Gas assisted injection is a more advanced molding technique compared to the conventional injection molding process. In this process, an inert gas is injected under pressure in the molten resin which has been previously introduced in the mold's cavity. Usually, the resin is allowed to fill partially the cavity. In very specific cases, a simultaneous injection of both the resin and the gas is preferred.

The purpose of injecting gas in the cavity is not to cause a fluid mixture of molten resin and gas; but instead to have the gas (usually nitrogen) displace the resin towards the volume of the cavity which has not been filled yet, thus leaving an internal channel without resin formed by the flow of gas.
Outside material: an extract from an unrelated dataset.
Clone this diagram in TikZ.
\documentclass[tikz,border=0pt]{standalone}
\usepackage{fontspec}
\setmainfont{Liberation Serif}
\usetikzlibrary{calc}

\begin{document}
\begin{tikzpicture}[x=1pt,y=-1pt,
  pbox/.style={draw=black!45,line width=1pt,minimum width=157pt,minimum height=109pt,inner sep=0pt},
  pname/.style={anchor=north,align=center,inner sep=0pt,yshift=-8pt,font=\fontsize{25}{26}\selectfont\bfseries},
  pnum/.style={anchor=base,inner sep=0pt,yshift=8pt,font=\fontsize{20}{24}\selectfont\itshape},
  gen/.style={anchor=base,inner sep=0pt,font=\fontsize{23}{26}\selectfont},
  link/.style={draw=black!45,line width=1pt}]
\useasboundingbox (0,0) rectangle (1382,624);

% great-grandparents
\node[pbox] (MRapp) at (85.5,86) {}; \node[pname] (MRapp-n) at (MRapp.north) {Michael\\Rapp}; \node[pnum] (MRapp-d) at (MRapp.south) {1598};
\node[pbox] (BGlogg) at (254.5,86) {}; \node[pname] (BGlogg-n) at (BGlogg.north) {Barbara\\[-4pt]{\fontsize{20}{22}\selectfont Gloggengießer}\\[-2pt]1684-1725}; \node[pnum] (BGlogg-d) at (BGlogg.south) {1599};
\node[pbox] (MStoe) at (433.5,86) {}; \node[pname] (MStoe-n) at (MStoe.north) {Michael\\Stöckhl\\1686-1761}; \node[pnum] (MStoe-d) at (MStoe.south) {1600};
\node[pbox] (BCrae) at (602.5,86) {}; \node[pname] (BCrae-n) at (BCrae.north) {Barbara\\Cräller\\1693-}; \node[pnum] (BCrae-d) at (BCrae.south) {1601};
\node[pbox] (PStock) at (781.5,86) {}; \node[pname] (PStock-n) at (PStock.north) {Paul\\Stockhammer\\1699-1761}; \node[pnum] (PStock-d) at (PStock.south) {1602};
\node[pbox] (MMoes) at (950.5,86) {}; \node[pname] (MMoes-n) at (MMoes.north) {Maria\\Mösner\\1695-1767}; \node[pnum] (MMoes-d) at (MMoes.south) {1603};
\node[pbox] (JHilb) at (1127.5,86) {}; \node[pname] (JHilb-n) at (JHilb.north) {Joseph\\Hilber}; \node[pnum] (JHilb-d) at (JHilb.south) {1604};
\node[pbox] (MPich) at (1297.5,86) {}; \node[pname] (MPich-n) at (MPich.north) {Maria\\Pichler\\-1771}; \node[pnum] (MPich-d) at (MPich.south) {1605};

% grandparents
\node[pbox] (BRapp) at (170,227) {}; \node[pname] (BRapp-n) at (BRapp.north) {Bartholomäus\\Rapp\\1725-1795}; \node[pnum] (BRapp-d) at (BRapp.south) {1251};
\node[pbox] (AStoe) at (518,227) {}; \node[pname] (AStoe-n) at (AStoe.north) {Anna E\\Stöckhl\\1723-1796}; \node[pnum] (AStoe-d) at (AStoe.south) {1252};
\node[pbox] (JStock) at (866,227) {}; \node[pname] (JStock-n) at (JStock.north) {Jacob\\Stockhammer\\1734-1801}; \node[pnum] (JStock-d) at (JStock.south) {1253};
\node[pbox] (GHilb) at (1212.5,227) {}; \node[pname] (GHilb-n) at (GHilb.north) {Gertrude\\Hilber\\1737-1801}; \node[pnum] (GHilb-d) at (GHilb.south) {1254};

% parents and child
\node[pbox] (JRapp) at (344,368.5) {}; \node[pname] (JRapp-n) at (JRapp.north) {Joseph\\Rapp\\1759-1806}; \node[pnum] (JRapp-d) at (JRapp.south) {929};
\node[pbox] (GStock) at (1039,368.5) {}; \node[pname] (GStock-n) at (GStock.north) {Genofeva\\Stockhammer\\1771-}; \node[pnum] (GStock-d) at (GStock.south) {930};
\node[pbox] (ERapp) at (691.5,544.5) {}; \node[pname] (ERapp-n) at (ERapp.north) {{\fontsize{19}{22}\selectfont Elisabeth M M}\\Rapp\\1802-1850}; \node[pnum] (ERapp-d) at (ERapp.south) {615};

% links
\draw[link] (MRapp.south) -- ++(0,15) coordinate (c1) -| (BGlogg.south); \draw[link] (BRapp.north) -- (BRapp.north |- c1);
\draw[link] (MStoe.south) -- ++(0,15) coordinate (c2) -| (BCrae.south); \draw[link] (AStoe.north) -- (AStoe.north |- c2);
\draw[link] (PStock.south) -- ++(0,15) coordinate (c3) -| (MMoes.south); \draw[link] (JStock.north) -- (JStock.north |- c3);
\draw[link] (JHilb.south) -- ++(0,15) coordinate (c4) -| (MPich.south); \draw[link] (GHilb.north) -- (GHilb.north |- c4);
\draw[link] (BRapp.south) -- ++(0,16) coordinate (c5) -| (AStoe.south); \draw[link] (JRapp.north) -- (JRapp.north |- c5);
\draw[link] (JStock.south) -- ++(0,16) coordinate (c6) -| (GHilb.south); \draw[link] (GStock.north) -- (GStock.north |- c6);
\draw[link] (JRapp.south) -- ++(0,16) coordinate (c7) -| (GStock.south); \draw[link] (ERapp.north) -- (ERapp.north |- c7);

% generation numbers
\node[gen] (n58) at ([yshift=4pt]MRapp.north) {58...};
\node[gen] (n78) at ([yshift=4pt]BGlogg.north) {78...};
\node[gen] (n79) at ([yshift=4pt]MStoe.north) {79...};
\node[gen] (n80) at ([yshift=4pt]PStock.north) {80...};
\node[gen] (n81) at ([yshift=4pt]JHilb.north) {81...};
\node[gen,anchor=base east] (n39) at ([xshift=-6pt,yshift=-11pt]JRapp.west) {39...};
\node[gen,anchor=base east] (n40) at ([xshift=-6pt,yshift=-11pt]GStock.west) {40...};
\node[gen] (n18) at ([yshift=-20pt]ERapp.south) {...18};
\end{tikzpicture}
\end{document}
A second important function of the gas action in the injection molding process is to reach the widest cavity's sections so that resins have a good contact with the mold's walls in order to improve the superficial termination of the injected part. This last function is equivalent to improving or increasing a good pressing effect of the resin inside the mold. All the other features that are frequently attributed to the gas assisted injection molding are considered as benefits of the process; however they do not comprise the basic part of the process' mechanical aspects.
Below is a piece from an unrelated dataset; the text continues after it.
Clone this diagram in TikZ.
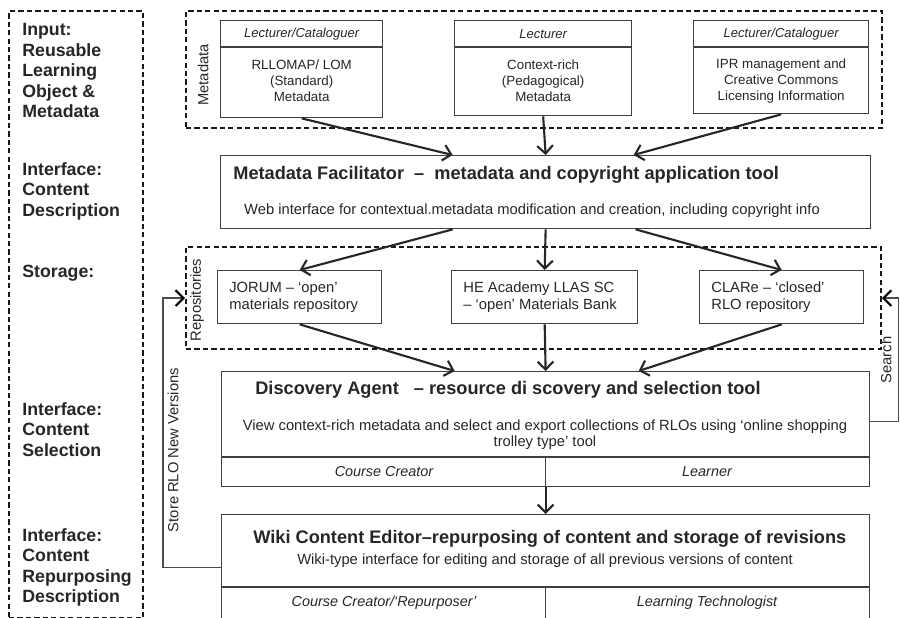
\documentclass[tikz,border=0pt]{standalone}
\usepackage{fontspec}
\setmainfont{Liberation Sans}
\usepackage{tikz}
\usetikzlibrary{arrows.meta}

\tikzset{
    stage/.style={font=\fontsize{10.1}{11.7}\selectfont\bfseries, align=left, anchor=north west, inner sep=0pt},
    group/.style={draw=black!90, line width=1.2pt, dash pattern=on 3pt off 1.8pt, inner sep=0pt, anchor=north west},
    tool/.style={draw=black!75, line width=0.8pt, inner sep=0pt, anchor=north west},
    flow/.style={line width=1.2pt, -{Straight Barb[length=4.5pt,width=9pt]}},
    loop/.style={draw=black!70, line width=0.7pt, -{Straight Barb[length=4.5pt,width=9pt,color=black,line width=1.2pt]}},
    role/.style={font=\fontsize{7.4}{9}\selectfont\itshape, inner sep=0pt},
    user/.style={font=\fontsize{8.2}{9}\selectfont\itshape, inner sep=0pt},
    body/.style={font=\fontsize{7.6}{9.1}\selectfont, align=center, inner sep=0pt},
    store/.style={font=\fontsize{8.4}{9.6}\selectfont, align=left, anchor=west, inner sep=0pt},
    title/.style={font=\fontsize{10.35}{12}\selectfont\bfseries, anchor=west, inner sep=0pt},
    note/.style={font=\fontsize{8.4}{9.2}\selectfont, align=center, inner sep=0pt},
    side/.style={font=\fontsize{8.4}{10}\selectfont, rotate=90, inner sep=0pt},
}

\begin{document}
\begin{tikzpicture}[x=0.02cm, y=-0.02cm, color=black!85]
        \useasboundingbox (0,0) rectangle (900,618);
        \clip (0,0) rectangle (900,618);

        % stages down the left
        \node[group, minimum width=2.68cm, minimum height=12.14cm] (stages) at (8,10) {};
        \node[stage] (input) at (22,23) {Input:\\Reusable\\Learning\\Object \&\\Metadata};
        \node[stage] (describe) at (22,162) {Interface:\\Content\\Description};
        \node[stage] (storage) at (22,265) {Storage:};
        \node[stage] (select) at (22,402) {Interface:\\Content\\Selection};
        \node[stage] (repurpose) at (22,528) {Interface:\\Content\\Repurposing\\Description};

        % metadata sources
        \node[group, minimum width=13.92cm, minimum height=2.34cm] (metadata) at (185,10) {};
        \node[side] (mdlabel) at (203,75) {Metadata};
        \node[tool, minimum width=3.24cm, minimum height=1.94cm] (md1) at (220,20) {};
        \node[tool, minimum width=3.54cm, minimum height=1.9cm] (md2) at (454,20) {};
        \node[tool, minimum width=3.5cm, minimum height=1.86cm] (md3) at (693,20) {};
        \foreach \b in {md1,md2,md3}
            \draw[draw=black!75, line width=0.8pt] (\b.west |- 0,47) -- (\b.east |- 0,47);
        \node[role] (md1role) at (md1.north |- 0,34) {Lecturer/Cataloguer};
        \node[role] (md2role) at (md2.north |- 0,34) {Lecturer};
        \node[role] (md3role) at (md3.north |- 0,34) {Lecturer/Cataloguer};
        \node[body] (md1text) at (md1.north |- 0,81) {RLLOMAP/ LOM\\(Standard)\\Metadata};
        \node[body] (md2text) at (md2.north |- 0,81) {Context-rich\\(Pedagogical)\\Metadata};
        \node[body] (md3text) at (md3.north |- 0,81) {IPR management and\\Creative Commons\\Licensing Information};

        % metadata facilitator
        \node[tool, minimum width=13cm, minimum height=1.46cm] (mf) at (220,155) {};
        \node[title] (mftitle) at (233,175) {Metadata Facilitator \ -- \ metadata and copyright application tool};
        \node[note] (mfnote) at (532,211) {Web interface for contextual.metadata modification and creation, including copyright info};
        \draw[flow] (md1.south) -- ([xshift=-1.86cm]mf.north);
        \draw[flow] (md2.south) -- (mf.north);
        \draw[flow] (md3.south) -- ([xshift=1.76cm]mf.north);

        % repositories
        \node[group, minimum width=13.9cm, minimum height=2.04cm] (repos) at (185,246) {};
        \node[side] (replabel) at (197,300) {Repositories};
        \node[tool, minimum width=3.28cm, minimum height=1.06cm] (repo1) at (217,270) {};
        \node[tool, minimum width=3.72cm, minimum height=1.06cm] (repo2) at (451,270) {};
        \node[tool, minimum width=3.28cm, minimum height=1.06cm] (repo3) at (699,270) {};
        \node[store] (repo1text) at ([xshift=0.24cm]repo1.west) {JORUM -- `open'\\materials repository};
        \node[store] (repo2text) at ([xshift=0.24cm]repo2.west) {HE Academy LLAS SC\\-- `open' Materials Bank};
        \node[store] (repo3text) at ([xshift=0.24cm]repo3.west) {CLARe -- `closed'\\RLO repository};
        \draw[flow] ([xshift=-1.86cm]mf.south) -- (repo1.north);
        \draw[flow] (mf.south) -- (repo2.north);
        \draw[flow] ([xshift=1.8cm]mf.south) -- (repo3.north);

        % discovery agent
        \node[tool, minimum width=12.96cm, minimum height=2.3cm] (da) at (221,371) {};
        \draw[draw=black!75, line width=0.8pt] (da.west |- 0,457) -- (da.east |- 0,457);
        \draw[draw=black!75, line width=0.8pt] (da.south |- 0,457) -- (da.south);
        \node[title] (datitle) at (255,390) {Discovery Agent \ \ -- resource di scovery and selection tool};
        \node[note] (danote) at (545,435) {View context-rich metadata and select and export collections of RLOs using `online shopping\\trolley type' tool};
        \node[user] (darole1) at (384,472) {Course Creator};
        \node[user] (darole2) at (707,472) {Learner};
        \draw[flow] (repo1.south) -- ([xshift=-1.82cm]da.north);
        \draw[flow] (repo2.south) -- (da.north);
        \draw[flow] (repo3.south) -- ([xshift=1.86cm]da.north);

        % wiki content editor
        \node[tool, minimum width=12.96cm, minimum height=2.12cm] (wiki) at (221,514) {};
        \draw[draw=black!75, line width=0.8pt] (wiki.west |- 0,587) -- (wiki.east |- 0,587);
        \draw[draw=black!75, line width=0.8pt] (wiki.south |- 0,587) -- (wiki.south);
        \node[title] (wikititle) at (253,539) {Wiki Content Editor--repurposing of content and storage of revisions};
        \node[note] (wikinote) at (545,561) {Wiki-type interface for editing and storage of all previous versions of content};
        \node[user] (wikirole1) at (384,603) {Course Creator/`Repurposer'};
        \node[user] (wikirole2) at (707,603) {Learning Technologist};
        \draw[flow] (da.south) -- (wiki.north);

        % feedback loops
        \draw[loop] ([yshift=0.15cm]da.east) -- ++(28,0) |- (repos.east);
        \node[side] (search) at (886,360) {Search};
        \draw[loop] (wiki.west) -- ++(-58,0) |- (repos.west);
        \node[side] (storenew) at (173,450) {Store RLO New Versions};
\end{tikzpicture}
\end{document}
When separated injection of the phases is performed in the gas assisted injection molding, an internal pressure differential is created in the mold. In many occasions this fact is not taken into consideration and in such cases undesirable results can be achieved concerning the quality of the product. For example, one of the fluids is highly compressible (nitrogen gas) and the other fluid (molten resin) is relatively incompressible. Both fluids however, can move inside the cavity of the mold. The points of multiple injections (of the gas or of the resin) directly influence the movement of the two fluids, while the resin is still in a molten state. Therefore, the success of the gas assisted injection molding depends on the position of resin injection gates, on the gas and on the flow pattern of the resin that is introduced into the mold.

This kind of molding is a high speed and low pressure process, where a short injection in the cavity of the mold takes place, and where the mold filling is completed by injecting a second fluid; in this case, nitrogen gas is at a much lower pressure than the pressure which is experienced in conventional injection molding. The second phase of the resin filling in the mold is achieved thanks to nitrogen injection, and the flow of the resin in this second phase is facilitated by the displacement caused by such gas, which pushes the resin towards the areas of low pressure of the mold, which are still empty.

It is important to keep in mind that the gas assisted injection molding is only a modification of the conventional injection molding, and that the basic principles will not change simply because a gas is used in the second phase of the mold filling. The gas provides a solution to reduce or to eliminate certain faulty features of the conventional process. Basic considerations are kept in mind in the conventional process, such considerations are: parts geometry, wall thickness, gates localization, flow longitude inside the mold, air vent and the way of carrying out the reinforcement of the mold filling. In gas assisted injection molding, considerations are parallel, but in many cases the operation tolerances are wider in the modified process.